How does `operator delete` deallocate the memory block for node of LinkedList

Question

struct node
{
    node(int _value, node* _next) : value(_value), next(_next) {}

    int   value;
    node* next;
};

node *p = new node(10, NULL);
delete p;

Based on my understanding, operator delete will first call the destructor of node, then deallocate the raw memory block originally allocated for p.

Since struct node doesn't provide a customized destructor, the compiler will provide a default one.

Question1>what does the default destructor look like? For example,

node::~node()
{
  next = NULL;
}

Question2>should we define a destructor for struct node or not? I assume that we don't have to explicitly provide such a destructor. The reason is that the member variable next doesn't own the pointed resource and it behaves as a weak_ptr.
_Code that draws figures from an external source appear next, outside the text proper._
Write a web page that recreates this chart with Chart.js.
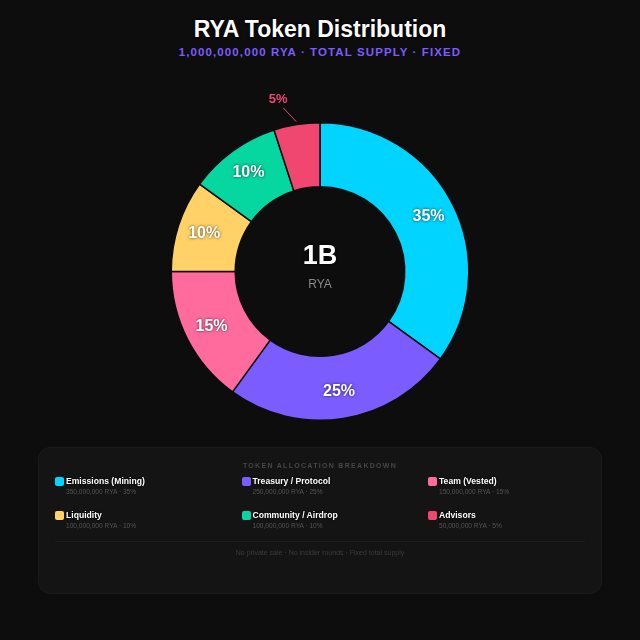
<!DOCTYPE html>
<html>
<head>
<meta charset="utf-8">
<script src="https://cdn.jsdelivr.net/npm/chart.js@4.4.1/dist/chart.umd.min.js"></script>
<style>
  html, body { margin: 0; padding: 0; }
  body {
    width: 640px; height: 640px; position: relative; overflow: hidden;
    background: #0d0d0d; font-family: "Liberation Sans", Arial, sans-serif;
  }
  #title {
    position: absolute; top: 16px; left: 0; width: 640px; text-align: center;
    color: #fff; font-size: 23px; font-weight: bold;
    text-shadow: 0 0 2px #000, 0 1px 3px rgba(0,0,0,0.9);
  }
  #subtitle {
    position: absolute; top: 46px; left: 0; width: 640px; text-align: center;
    color: #7c5cff; font-size: 11.5px; font-weight: bold; letter-spacing: 1.1px;
  }
  #chartBox { position: absolute; left: 0; top: 84px; width: 640px; height: 375px; }
  #panel {
    position: absolute; left: 38px; top: 447px; width: 562px; height: 145px;
    background: #141414; border: 1px solid #1b1b1b; border-radius: 12px;
  }
  #panelHead {
    position: absolute; top: 14px; left: 0; width: 100%; text-align: center;
    color: #474747; font-size: 7px; font-weight: bold; letter-spacing: 1.3px;
  }
  #legend {
    position: absolute; left: 16px; top: 28px;
    display: grid; grid-template-columns: repeat(3, 186.5px); row-gap: 14px;
  }
  .item { position: relative; height: 20px; padding-left: 11px; }
  .sw { position: absolute; left: 0; top: 1px; width: 9px; height: 9px; border-radius: 2px; }
  .lab { color: #fff; font-size: 8.6px; font-weight: bold; line-height: 11px; text-shadow: 0 0 2px #000; }
  .sub { color: #555; font-size: 6.6px; line-height: 10px; }
  #divider { position: absolute; left: 16px; right: 16px; top: 93px; height: 1px; background: #1e1e1e; }
  #foot {
    position: absolute; top: 101px; left: 0; width: 100%; text-align: center;
    color: #3c3c3c; font-size: 7px;
  }
</style>
</head>
<body>
<div id="title">RYA Token Distribution</div>
<div id="subtitle">1,000,000,000 RYA · TOTAL SUPPLY · FIXED</div>
<div id="chartBox"><canvas id="donut"></canvas></div>
<div id="panel">
  <div id="panelHead">TOKEN ALLOCATION BREAKDOWN</div>
  <div id="legend"></div>
  <div id="divider"></div>
  <div id="foot">No private sale · No insider rounds · Fixed total supply</div>
</div>
<script>
// allocation data
var labels = ['Emissions (Mining)', 'Treasury / Protocol', 'Team (Vested)', 'Liquidity', 'Community / Airdrop', 'Advisors'];
var tokens = [350000000, 250000000, 150000000, 100000000, 100000000, 50000000];
var percents = [35, 25, 15, 10, 10, 5];
var colors = ['#00d4ff', '#7b5cff', '#ff6b9d', '#ffd166', '#06d6a0', '#ef476f'];

// legend under the chart
var legendEl = document.getElementById('legend');
labels.forEach(function (name, i) {
    var div = document.createElement('div');
    div.className = 'item';
    div.innerHTML = '<span class="sw" style="background:' + colors[i] + '"></span>' +
        '<div class="lab">' + name + '</div>' +
        '<div class="sub">' + tokens[i].toLocaleString('en-US') + ' RYA · ' + percents[i] + '%</div>';
    legendEl.appendChild(div);
});

// percent labels + center text
var sliceLabels = {
    id: 'sliceLabels',
    afterDatasetsDraw: function (chart) {
        var ctx = chart.ctx;
        var arcs = chart.getDatasetMeta(0).data;
        ctx.save();
        ctx.textAlign = 'center';
        ctx.textBaseline = 'middle';
        arcs.forEach(function (arc, i) {
            var mid = (arc.startAngle + arc.endAngle) / 2;
            if (percents[i] >= 10) {
                var r = (arc.innerRadius + arc.outerRadius) / 2 + 5;
                ctx.font = 'bold 16px "Liberation Sans", Arial, sans-serif';
                ctx.fillStyle = '#fff';
                ctx.shadowColor = 'rgba(0,0,0,0.7)';
                ctx.shadowBlur = 3;
                ctx.fillText(percents[i] + '%', arc.x + Math.cos(mid) * r, arc.y + Math.sin(mid) * r);
                ctx.shadowBlur = 0;
            } else {
                var r0 = arc.outerRadius + 3;
                var a1 = mid - 0.064, r1 = arc.outerRadius + 19;
                var a2 = mid - 0.082, r2 = arc.outerRadius + 28;
                ctx.strokeStyle = colors[i];
                ctx.lineWidth = 1;
                ctx.beginPath();
                ctx.moveTo(arc.x + Math.cos(mid) * r0, arc.y + Math.sin(mid) * r0);
                ctx.lineTo(arc.x + Math.cos(a1) * r1, arc.y + Math.sin(a1) * r1);
                ctx.stroke();
                ctx.font = 'bold 13px "Liberation Sans", Arial, sans-serif';
                ctx.fillStyle = colors[i];
                ctx.fillText(percents[i] + '%', arc.x + Math.cos(a2) * r2, arc.y + Math.sin(a2) * r2);
            }
        });
        var cx = arcs[0].x, cy = arcs[0].y;
        ctx.font = 'bold 27px "Liberation Sans", Arial, sans-serif';
        ctx.fillStyle = '#fff';
        ctx.shadowColor = 'rgba(0,0,0,0.9)';
        ctx.shadowBlur = 3;
        ctx.fillText('1B', cx, cy - 15);
        ctx.shadowBlur = 0;
        ctx.font = '12px "Liberation Sans", Arial, sans-serif';
        ctx.fillStyle = '#8a8a8a';
        ctx.fillText('RYA', cx, cy + 13);
        ctx.restore();
    }
};

var ctx = document.getElementById('donut').getContext('2d');
var donut = new Chart(ctx, {
    type: 'doughnut',
    data: {
        labels: labels,
        datasets: [{
            data: tokens,
            backgroundColor: colors,
            borderColor: '#0d0d0d',
            borderWidth: 1.5
        }]
    },
    options: {
        responsive: true,
        maintainAspectRatio: false,
        animation: false,
        cutout: '57%',
        layout: { padding: { top: 38, bottom: 38 } },
        plugins: {
            legend: { display: false },
            tooltip: { enabled: false }
        }
    },
    plugins: [sliceLabels]
});
</script>
</body>
</html>
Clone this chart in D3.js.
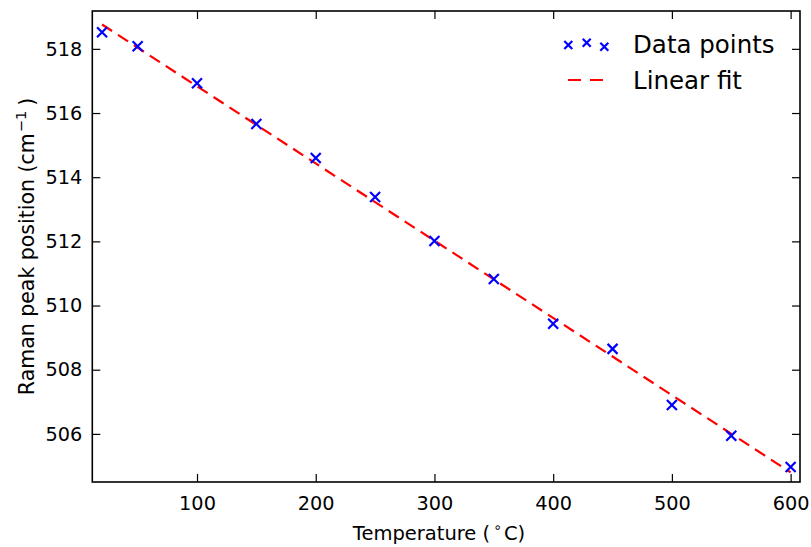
<!DOCTYPE html>
<html><head><meta charset="utf-8">
<script src="https://cdn.jsdelivr.net/npm/d3@7"></script>
<style>body{margin:0;background:#fff}svg{display:block}text{font-family:"DejaVu Sans",sans-serif;fill:#000}</style>
</head><body><svg id="c" width="811" height="547"></svg>
<script>
const temps = [20, 50, 100, 150, 200, 250, 300, 350, 400, 450, 500, 550, 600];
const peaks = [518.52, 518.08, 516.93, 515.66, 514.6, 513.38, 512.01, 510.83, 509.43, 508.65, 506.9, 505.94, 504.97];
const fitX = [20, 600];
const fitY = [518.76, 504.80];
const xTicks = [100, 200, 300, 400, 500, 600];
const yTicks = [506, 508, 510, 512, 514, 516, 518];
const legendLabels = ["Data points", "Linear fit"];

const svg = d3.select("#c");
const L = 92.3, R = 800, T = 11, B = 482;
const x = d3.scaleLinear().domain([11.8, 607.9]).range([L, R]);
const y = d3.scaleLinear().domain([504.5, 519.18]).range([B, T]);

// ticks (inward, all sides)
const tl = 8;
const gx = svg.append("g").attr("transform", `translate(0,${B})`)
  .call(d3.axisBottom(x).tickValues(xTicks).tickSizeInner(-tl).tickSizeOuter(0).tickPadding(14));
const gxt = svg.append("g").attr("transform", `translate(0,${T})`)
  .call(d3.axisTop(x).tickValues(xTicks).tickSizeInner(-tl).tickSizeOuter(0).tickFormat(""));
const gy = svg.append("g").attr("transform", `translate(${L},0)`)
  .call(d3.axisLeft(y).tickValues(yTicks).tickSizeInner(-tl).tickSizeOuter(0).tickPadding(10));
const gyr = svg.append("g").attr("transform", `translate(${R},0)`)
  .call(d3.axisRight(y).tickValues(yTicks).tickSizeInner(-tl).tickSizeOuter(0).tickFormat(""));
[gx, gxt, gy, gyr].forEach(g => {
  g.select(".domain").remove();
  g.selectAll(".tick line").attr("stroke", "#000").attr("stroke-width", 1.2);
  g.selectAll(".tick text").attr("font-size", 19.3).attr("font-family", "DejaVu Sans").attr("fill", "#000");
});

// fit line
const line = d3.line().x((d, i) => x(fitX[i])).y(d => y(d));
svg.append("path").datum(fitY).attr("d", line)
  .attr("fill", "none").attr("stroke", "#ff0000").attr("stroke-width", 2.2)
  .attr("stroke-dasharray", "12,7");

// x markers
function xMark(g, cx, cy, s) {
  g.append("path").attr("d", `M${cx - s},${cy - s}L${cx + s},${cy + s}M${cx - s},${cy + s}L${cx + s},${cy - s}`)
    .attr("stroke", "#0000ff").attr("stroke-width", 2.2).attr("fill", "none");
}
const pts = svg.append("g");
temps.forEach((t, i) => xMark(pts, x(t), y(peaks[i]), 5));

// frame
svg.append("rect").attr("x", L).attr("y", T).attr("width", R - L).attr("height", B - T)
  .attr("fill", "none").attr("stroke", "#000").attr("stroke-width", 1.6);

// legend
const lg = svg.append("g");
[[568.3, 45], [586.7, 42.7], [604.3, 46.7]].forEach(p => xMark(lg, p[0], p[1], 4));
lg.append("text").attr("x", 633).attr("y", 53).attr("font-size", 24.5).text(legendLabels[0]);
lg.append("path").attr("d", "M568,80L604,80").attr("stroke", "#ff0000").attr("stroke-width", 2.2)
  .attr("stroke-dasharray", "13,9");
lg.append("text").attr("x", 633).attr("y", 89).attr("font-size", 24.5).text(legendLabels[1]);

// axis labels
const xl = svg.append("text").attr("x", 439).attr("y", 540).attr("text-anchor", "middle").attr("font-size", 19.5);
xl.append("tspan").text("Temperature (");
xl.append("tspan").attr("font-size", 14).attr("dx", 3).attr("dy", -8).text("∘");
xl.append("tspan").attr("dx", 2).attr("dy", 8).text("C)");

const yl = svg.append("text").attr("transform", `translate(34,${(T + B) / 2}) rotate(-90)`)
  .attr("text-anchor", "middle").attr("font-size", 20.5);
yl.append("tspan").text("Raman peak position (cm");
yl.append("tspan").attr("font-size", 14.5).attr("dx", 1).attr("dy", -8).text("−1");
yl.append("tspan").attr("dx", 5).attr("dy", 8).text(")");
</script></body></html>
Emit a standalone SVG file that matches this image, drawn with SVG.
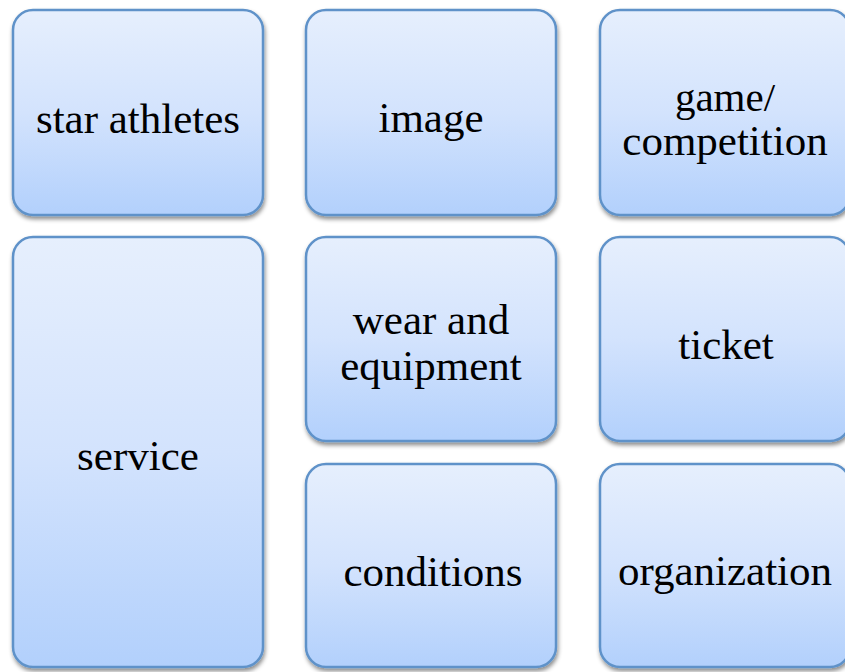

Is that correct?

Answer 1

Sounds correct to me.

Because struct node is a "Plain Old Datatype" the compiler won't actually create any destructor code at all, there's no need to specially destruct ints or pointers.

Even for non-POD types, the compiler default destructor will just take the form:

~node() { }

Individual members will still have their destructors called, but if you didn't allocate any non-automatic resources, you generally don't need to provide a destructor. There are situations where you might, but they're somewhat special purpose.

You may want to refer to this question on the rule of three.